Progressive Democrats, meanwhile, see their messages get drowned out by the calls to leverage America’s domestic fossil fuel industry to reduce the economic clout of Russia and other petrostates. They say that the Russian-Ukraine conflict and subsequent spike in energy prices were a missed opportunity. There are incremental gains in curbing emissions, with states such as California and New York leading the way in EV adoptions and decarbonizing their power grids. But there is no nationwide consensus that combating climate change and undercutting Russia would require the same solutions. As a result, the United States comes up well short of its 2030 emissions target and political polarization over climate and energy endures throughout the rest of the decade, forcing the United States to cede its leadership in climate ambition.

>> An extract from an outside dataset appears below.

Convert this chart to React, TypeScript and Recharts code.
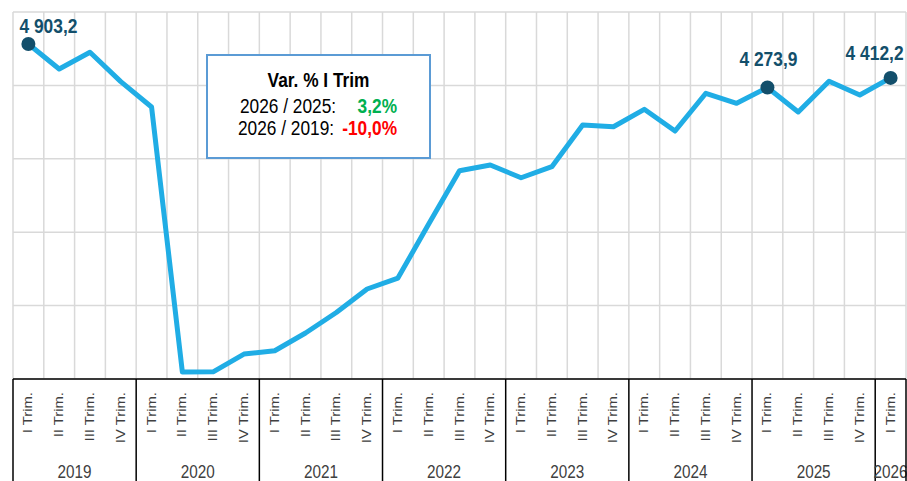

The fact that Build Back Better has not passed does not bode well for President Biden’s long-term climate goals, particularly since this may be the Democrats’ best chance to pass an ambitious climate agenda for another 5-10 years. But the energy price shock of the Russia-Ukraine war has changed perspectives on the need for longer-term energy solutions. If Senator Manchin’s middle-ground approach can gain broad support from all Democrats or even some Republicans in the next year, then the more optimistic outlook (Scenario 1) is more likely. However, if lawmakers do not take advantage of the current crisis and nothing passes in this Congress, then the second scenario would set the stage for very limited climate action this decade. If so, consumers and businesses (along with states and cities) would have to lead the way forward in cutting emissions, but without massive federal action, the pace would not be fast enough to meet longer-term targets.